6:17-49 This is a teaching/sermon of Jesus not just to the apostles but to all of His disciples who were there to hear Him and seek healing. He is proclaiming a truly counter-cultural way of life: the way of service and self-sacrifice. He teaches His followers to be people who don't value what the world does. For example, to give without expectation of return instead of the idea of quid pro quo (Latin for "something for something). This was as counter-cultural in that day as it is today.

Notice also that all of this teaching is grounded in His own word, His own authority ("...But I say to you" - 6:27). And notice that it is a much, much higher ethical standard than anything else that was being taught then (or now!). Remember, the Pharisees were primarily concerned with keeping Torah. But they did so in such a way that (they thought) they could actually keep it. Jesus' teaching is that the demand of Torah is so much higher than the Pharisees taught or did.

At the same time, though, Jesus shows that it's not the ceremonial law that truly matters (back to the Sabbath). It's the moral law. And so He condemns, for example, the ritual idea of Sabbath rest taking priority over the moral good of healing (6:6-10). And He shows them that something new is going on, that He is now here and that all the law must now be viewed through Himself as a lens. And so, to use the Sababth as an example, other places in the Bible such as Colossians 2:16 and Hebrews 4 (and the whole letter to the Hebrews in general) show how Jesus is the true Sabbath rest from God—we find our rest in Him, not in following a legal code of some kind. The true Sabbath is resting from our works, that is, realizing that we don't have to—and cannot—work hard enough to earn God's favour, but that we have it in Christ Jesus.

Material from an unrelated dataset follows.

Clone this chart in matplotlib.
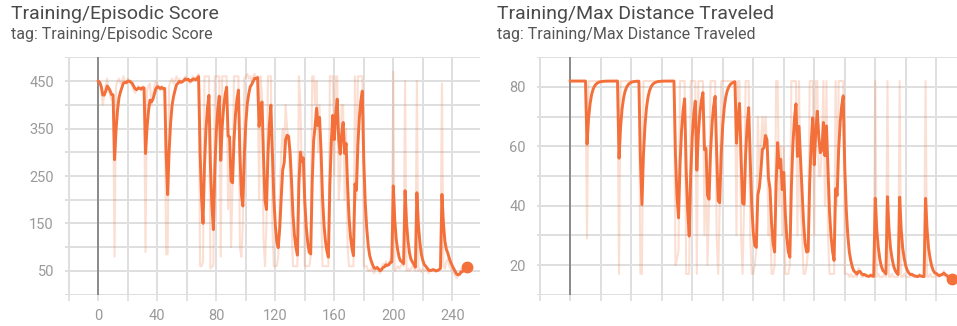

As Christians, thinking about the true depth of God's word of Law might bring us to a place of near despair. How could anyone ever keep Torah in its true form, in the way that Jesus calls His disciples to keep? The simple answer is we can't. But amazingly, Jesus Himself keeps that high standard and credits us with it! So this sermon is not just describing the true standard of Torah; it's also pointing—when taken together with all of Luke's Gospel account and the rest of Scripture—to Himself as the One who will keep it for our sake.